** DATASET EXCERPT **
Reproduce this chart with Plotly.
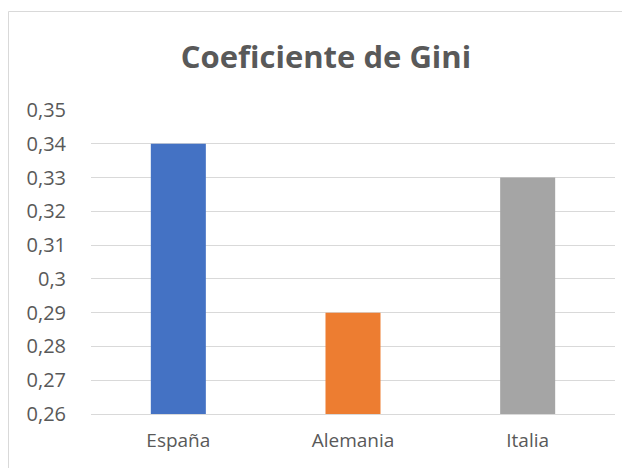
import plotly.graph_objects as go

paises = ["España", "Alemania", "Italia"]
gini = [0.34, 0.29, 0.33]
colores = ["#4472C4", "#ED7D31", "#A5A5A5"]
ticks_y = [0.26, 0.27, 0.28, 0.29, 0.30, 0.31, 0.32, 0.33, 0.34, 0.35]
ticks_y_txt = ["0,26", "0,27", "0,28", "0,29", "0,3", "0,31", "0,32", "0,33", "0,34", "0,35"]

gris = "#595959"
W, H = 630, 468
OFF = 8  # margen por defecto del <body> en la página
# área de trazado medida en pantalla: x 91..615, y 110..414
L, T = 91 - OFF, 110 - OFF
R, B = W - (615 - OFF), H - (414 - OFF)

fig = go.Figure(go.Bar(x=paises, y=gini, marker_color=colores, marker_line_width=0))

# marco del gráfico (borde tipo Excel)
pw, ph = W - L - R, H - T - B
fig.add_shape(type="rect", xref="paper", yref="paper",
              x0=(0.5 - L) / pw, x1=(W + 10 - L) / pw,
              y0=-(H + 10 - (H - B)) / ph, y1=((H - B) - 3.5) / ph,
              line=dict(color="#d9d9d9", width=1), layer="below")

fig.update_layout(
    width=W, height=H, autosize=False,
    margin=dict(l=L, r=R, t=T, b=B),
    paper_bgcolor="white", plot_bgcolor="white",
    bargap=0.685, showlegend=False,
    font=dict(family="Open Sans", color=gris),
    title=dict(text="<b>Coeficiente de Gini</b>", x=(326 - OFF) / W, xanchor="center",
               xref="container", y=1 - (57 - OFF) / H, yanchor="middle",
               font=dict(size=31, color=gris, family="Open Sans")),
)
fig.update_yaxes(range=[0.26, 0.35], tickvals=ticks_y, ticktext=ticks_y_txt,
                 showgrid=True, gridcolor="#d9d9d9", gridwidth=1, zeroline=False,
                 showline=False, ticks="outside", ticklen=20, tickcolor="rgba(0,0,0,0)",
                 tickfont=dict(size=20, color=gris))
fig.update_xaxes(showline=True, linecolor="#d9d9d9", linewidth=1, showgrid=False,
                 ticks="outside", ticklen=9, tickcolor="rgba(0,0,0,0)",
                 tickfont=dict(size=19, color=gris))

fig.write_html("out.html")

** WHAT YOU ARE ASKED TO DO **
Repeat verbatim all the material, but not the pictures.

** REPLY **
Reproduce this chart with Plotly.
import plotly.graph_objects as go

paises = ["España", "Alemania", "Italia"]
gini = [0.34, 0.29, 0.33]
colores = ["#4472C4", "#ED7D31", "#A5A5A5"]
ticks_y = [0.26, 0.27, 0.28, 0.29, 0.30, 0.31, 0.32, 0.33, 0.34, 0.35]
ticks_y_txt = ["0,26", "0,27", "0,28", "0,29", "0,3", "0,31", "0,32", "0,33", "0,34", "0,35"]

gris = "#595959"
W, H = 630, 468
OFF = 8  # margen por defecto del <body> en la página
# área de trazado medida en pantalla: x 91..615, y 110..414
L, T = 91 - OFF, 110 - OFF
R, B = W - (615 - OFF), H - (414 - OFF)

fig = go.Figure(go.Bar(x=paises, y=gini, marker_color=colores, marker_line_width=0))

# marco del gráfico (borde tipo Excel)
pw, ph = W - L - R, H - T - B
fig.add_shape(type="rect", xref="paper", yref="paper",
              x0=(0.5 - L) / pw, x1=(W + 10 - L) / pw,
              y0=-(H + 10 - (H - B)) / ph, y1=((H - B) - 3.5) / ph,
              line=dict(color="#d9d9d9", width=1), layer="below")

fig.update_layout(
    width=W, height=H, autosize=False,
    margin=dict(l=L, r=R, t=T, b=B),
    paper_bgcolor="white", plot_bgcolor="white",
    bargap=0.685, showlegend=False,
    font=dict(family="Open Sans", color=gris),
    title=dict(text="<b>Coeficiente de Gini</b>", x=(326 - OFF) / W, xanchor="center",
               xref="container", y=1 - (57 - OFF) / H, yanchor="middle",
               font=dict(size=31, color=gris, family="Open Sans")),
)
fig.update_yaxes(range=[0.26, 0.35], tickvals=ticks_y, ticktext=ticks_y_txt,
                 showgrid=True, gridcolor="#d9d9d9", gridwidth=1, zeroline=False,
                 showline=False, ticks="outside", ticklen=20, tickcolor="rgba(0,0,0,0)",
                 tickfont=dict(size=20, color=gris))
fig.update_xaxes(showline=True, linecolor="#d9d9d9", linewidth=1, showgrid=False,
                 ticks="outside", ticklen=9, tickcolor="rgba(0,0,0,0)",
                 tickfont=dict(size=19, color=gris))

fig.write_html("out.html")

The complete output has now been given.